━━━ Recorded data ━━━
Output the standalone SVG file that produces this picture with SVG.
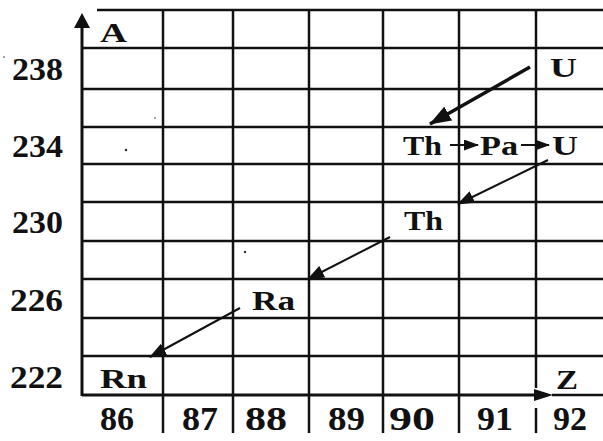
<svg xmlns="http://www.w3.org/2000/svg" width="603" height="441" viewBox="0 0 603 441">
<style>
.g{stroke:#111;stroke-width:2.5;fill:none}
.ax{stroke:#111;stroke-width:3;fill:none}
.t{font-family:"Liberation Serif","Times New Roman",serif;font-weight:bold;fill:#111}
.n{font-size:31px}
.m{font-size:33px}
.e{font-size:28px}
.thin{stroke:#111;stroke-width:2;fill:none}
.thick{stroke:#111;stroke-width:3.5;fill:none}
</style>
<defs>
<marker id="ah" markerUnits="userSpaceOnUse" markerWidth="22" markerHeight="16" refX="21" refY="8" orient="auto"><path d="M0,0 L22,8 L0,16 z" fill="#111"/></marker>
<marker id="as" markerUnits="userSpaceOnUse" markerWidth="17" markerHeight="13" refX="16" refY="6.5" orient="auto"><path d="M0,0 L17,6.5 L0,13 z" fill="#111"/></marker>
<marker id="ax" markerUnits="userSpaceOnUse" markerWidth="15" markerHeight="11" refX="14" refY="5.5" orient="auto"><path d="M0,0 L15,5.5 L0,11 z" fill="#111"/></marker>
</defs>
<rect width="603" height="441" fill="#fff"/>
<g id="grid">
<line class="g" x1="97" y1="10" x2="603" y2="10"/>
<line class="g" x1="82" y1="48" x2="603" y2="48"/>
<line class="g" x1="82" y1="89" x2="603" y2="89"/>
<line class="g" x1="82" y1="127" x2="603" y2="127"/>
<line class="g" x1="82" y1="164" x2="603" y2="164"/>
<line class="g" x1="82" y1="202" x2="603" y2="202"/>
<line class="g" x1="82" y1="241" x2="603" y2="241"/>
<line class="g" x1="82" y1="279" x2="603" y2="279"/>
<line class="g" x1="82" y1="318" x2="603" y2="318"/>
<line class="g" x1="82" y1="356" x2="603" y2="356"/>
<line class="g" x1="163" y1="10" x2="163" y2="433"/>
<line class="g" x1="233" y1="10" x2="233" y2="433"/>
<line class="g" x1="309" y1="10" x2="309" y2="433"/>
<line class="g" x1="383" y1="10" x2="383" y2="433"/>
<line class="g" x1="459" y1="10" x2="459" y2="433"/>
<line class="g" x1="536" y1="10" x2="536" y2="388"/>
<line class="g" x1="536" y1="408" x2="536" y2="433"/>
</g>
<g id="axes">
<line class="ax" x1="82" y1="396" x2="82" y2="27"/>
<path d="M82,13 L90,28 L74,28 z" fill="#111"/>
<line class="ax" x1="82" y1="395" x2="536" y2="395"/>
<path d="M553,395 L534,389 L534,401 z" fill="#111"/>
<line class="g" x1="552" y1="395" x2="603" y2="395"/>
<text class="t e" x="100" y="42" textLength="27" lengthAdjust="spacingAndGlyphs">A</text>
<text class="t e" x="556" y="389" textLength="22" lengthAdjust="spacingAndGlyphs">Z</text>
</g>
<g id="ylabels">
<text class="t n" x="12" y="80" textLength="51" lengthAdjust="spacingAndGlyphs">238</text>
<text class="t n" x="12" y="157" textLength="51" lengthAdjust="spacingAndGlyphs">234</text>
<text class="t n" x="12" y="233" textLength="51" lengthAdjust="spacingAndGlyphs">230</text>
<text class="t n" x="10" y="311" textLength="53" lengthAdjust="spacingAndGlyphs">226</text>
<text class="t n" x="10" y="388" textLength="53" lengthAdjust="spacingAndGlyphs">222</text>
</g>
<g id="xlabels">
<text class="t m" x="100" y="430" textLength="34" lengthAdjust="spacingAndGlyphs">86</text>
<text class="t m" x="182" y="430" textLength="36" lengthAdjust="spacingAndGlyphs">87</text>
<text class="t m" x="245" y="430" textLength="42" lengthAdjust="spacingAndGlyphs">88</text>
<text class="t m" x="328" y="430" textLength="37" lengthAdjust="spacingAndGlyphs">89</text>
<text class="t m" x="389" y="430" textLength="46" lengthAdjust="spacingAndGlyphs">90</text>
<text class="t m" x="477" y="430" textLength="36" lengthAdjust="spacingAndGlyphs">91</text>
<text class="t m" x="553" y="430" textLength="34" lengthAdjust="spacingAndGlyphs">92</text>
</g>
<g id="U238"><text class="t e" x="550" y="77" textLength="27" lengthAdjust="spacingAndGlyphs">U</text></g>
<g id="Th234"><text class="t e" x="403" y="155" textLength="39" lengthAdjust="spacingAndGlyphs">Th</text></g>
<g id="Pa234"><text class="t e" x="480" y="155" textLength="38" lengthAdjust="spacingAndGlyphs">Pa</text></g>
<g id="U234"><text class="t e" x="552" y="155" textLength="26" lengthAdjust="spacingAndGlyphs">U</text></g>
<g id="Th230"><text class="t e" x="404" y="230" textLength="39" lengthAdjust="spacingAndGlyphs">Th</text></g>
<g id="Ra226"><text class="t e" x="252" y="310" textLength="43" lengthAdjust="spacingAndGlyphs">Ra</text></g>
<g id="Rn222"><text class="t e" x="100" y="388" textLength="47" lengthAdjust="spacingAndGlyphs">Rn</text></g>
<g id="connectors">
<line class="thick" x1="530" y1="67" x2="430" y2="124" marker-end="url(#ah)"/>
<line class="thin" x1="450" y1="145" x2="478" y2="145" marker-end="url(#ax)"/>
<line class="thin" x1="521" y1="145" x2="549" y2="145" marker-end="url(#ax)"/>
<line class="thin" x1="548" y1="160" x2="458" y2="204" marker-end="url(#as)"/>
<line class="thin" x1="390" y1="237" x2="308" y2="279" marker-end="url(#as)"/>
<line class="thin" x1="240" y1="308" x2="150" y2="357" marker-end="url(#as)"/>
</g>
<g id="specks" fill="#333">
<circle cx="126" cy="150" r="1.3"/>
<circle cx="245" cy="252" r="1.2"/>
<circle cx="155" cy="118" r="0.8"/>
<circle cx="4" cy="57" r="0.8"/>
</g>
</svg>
━━━
Goal: Retype the whole listing, keeping every line identical and omitting all pictures.

Answer for this exercise:
Output the standalone SVG file that produces this picture with SVG.
<svg xmlns="http://www.w3.org/2000/svg" width="603" height="441" viewBox="0 0 603 441">
<style>
.g{stroke:#111;stroke-width:2.5;fill:none}
.ax{stroke:#111;stroke-width:3;fill:none}
.t{font-family:"Liberation Serif","Times New Roman",serif;font-weight:bold;fill:#111}
.n{font-size:31px}
.m{font-size:33px}
.e{font-size:28px}
.thin{stroke:#111;stroke-width:2;fill:none}
.thick{stroke:#111;stroke-width:3.5;fill:none}
</style>
<defs>
<marker id="ah" markerUnits="userSpaceOnUse" markerWidth="22" markerHeight="16" refX="21" refY="8" orient="auto"><path d="M0,0 L22,8 L0,16 z" fill="#111"/></marker>
<marker id="as" markerUnits="userSpaceOnUse" markerWidth="17" markerHeight="13" refX="16" refY="6.5" orient="auto"><path d="M0,0 L17,6.5 L0,13 z" fill="#111"/></marker>
<marker id="ax" markerUnits="userSpaceOnUse" markerWidth="15" markerHeight="11" refX="14" refY="5.5" orient="auto"><path d="M0,0 L15,5.5 L0,11 z" fill="#111"/></marker>
</defs>
<rect width="603" height="441" fill="#fff"/>
<g id="grid">
<line class="g" x1="97" y1="10" x2="603" y2="10"/>
<line class="g" x1="82" y1="48" x2="603" y2="48"/>
<line class="g" x1="82" y1="89" x2="603" y2="89"/>
<line class="g" x1="82" y1="127" x2="603" y2="127"/>
<line class="g" x1="82" y1="164" x2="603" y2="164"/>
<line class="g" x1="82" y1="202" x2="603" y2="202"/>
<line class="g" x1="82" y1="241" x2="603" y2="241"/>
<line class="g" x1="82" y1="279" x2="603" y2="279"/>
<line class="g" x1="82" y1="318" x2="603" y2="318"/>
<line class="g" x1="82" y1="356" x2="603" y2="356"/>
<line class="g" x1="163" y1="10" x2="163" y2="433"/>
<line class="g" x1="233" y1="10" x2="233" y2="433"/>
<line class="g" x1="309" y1="10" x2="309" y2="433"/>
<line class="g" x1="383" y1="10" x2="383" y2="433"/>
<line class="g" x1="459" y1="10" x2="459" y2="433"/>
<line class="g" x1="536" y1="10" x2="536" y2="388"/>
<line class="g" x1="536" y1="408" x2="536" y2="433"/>
</g>
<g id="axes">
<line class="ax" x1="82" y1="396" x2="82" y2="27"/>
<path d="M82,13 L90,28 L74,28 z" fill="#111"/>
<line class="ax" x1="82" y1="395" x2="536" y2="395"/>
<path d="M553,395 L534,389 L534,401 z" fill="#111"/>
<line class="g" x1="552" y1="395" x2="603" y2="395"/>
<text class="t e" x="100" y="42" textLength="27" lengthAdjust="spacingAndGlyphs">A</text>
<text class="t e" x="556" y="389" textLength="22" lengthAdjust="spacingAndGlyphs">Z</text>
</g>
<g id="ylabels">
<text class="t n" x="12" y="80" textLength="51" lengthAdjust="spacingAndGlyphs">238</text>
<text class="t n" x="12" y="157" textLength="51" lengthAdjust="spacingAndGlyphs">234</text>
<text class="t n" x="12" y="233" textLength="51" lengthAdjust="spacingAndGlyphs">230</text>
<text class="t n" x="10" y="311" textLength="53" lengthAdjust="spacingAndGlyphs">226</text>
<text class="t n" x="10" y="388" textLength="53" lengthAdjust="spacingAndGlyphs">222</text>
</g>
<g id="xlabels">
<text class="t m" x="100" y="430" textLength="34" lengthAdjust="spacingAndGlyphs">86</text>
<text class="t m" x="182" y="430" textLength="36" lengthAdjust="spacingAndGlyphs">87</text>
<text class="t m" x="245" y="430" textLength="42" lengthAdjust="spacingAndGlyphs">88</text>
<text class="t m" x="328" y="430" textLength="37" lengthAdjust="spacingAndGlyphs">89</text>
<text class="t m" x="389" y="430" textLength="46" lengthAdjust="spacingAndGlyphs">90</text>
<text class="t m" x="477" y="430" textLength="36" lengthAdjust="spacingAndGlyphs">91</text>
<text class="t m" x="553" y="430" textLength="34" lengthAdjust="spacingAndGlyphs">92</text>
</g>
<g id="U238"><text class="t e" x="550" y="77" textLength="27" lengthAdjust="spacingAndGlyphs">U</text></g>
<g id="Th234"><text class="t e" x="403" y="155" textLength="39" lengthAdjust="spacingAndGlyphs">Th</text></g>
<g id="Pa234"><text class="t e" x="480" y="155" textLength="38" lengthAdjust="spacingAndGlyphs">Pa</text></g>
<g id="U234"><text class="t e" x="552" y="155" textLength="26" lengthAdjust="spacingAndGlyphs">U</text></g>
<g id="Th230"><text class="t e" x="404" y="230" textLength="39" lengthAdjust="spacingAndGlyphs">Th</text></g>
<g id="Ra226"><text class="t e" x="252" y="310" textLength="43" lengthAdjust="spacingAndGlyphs">Ra</text></g>
<g id="Rn222"><text class="t e" x="100" y="388" textLength="47" lengthAdjust="spacingAndGlyphs">Rn</text></g>
<g id="connectors">
<line class="thick" x1="530" y1="67" x2="430" y2="124" marker-end="url(#ah)"/>
<line class="thin" x1="450" y1="145" x2="478" y2="145" marker-end="url(#ax)"/>
<line class="thin" x1="521" y1="145" x2="549" y2="145" marker-end="url(#ax)"/>
<line class="thin" x1="548" y1="160" x2="458" y2="204" marker-end="url(#as)"/>
<line class="thin" x1="390" y1="237" x2="308" y2="279" marker-end="url(#as)"/>
<line class="thin" x1="240" y1="308" x2="150" y2="357" marker-end="url(#as)"/>
</g>
<g id="specks" fill="#333">
<circle cx="126" cy="150" r="1.3"/>
<circle cx="245" cy="252" r="1.2"/>
<circle cx="155" cy="118" r="0.8"/>
<circle cx="4" cy="57" r="0.8"/>
</g>
</svg>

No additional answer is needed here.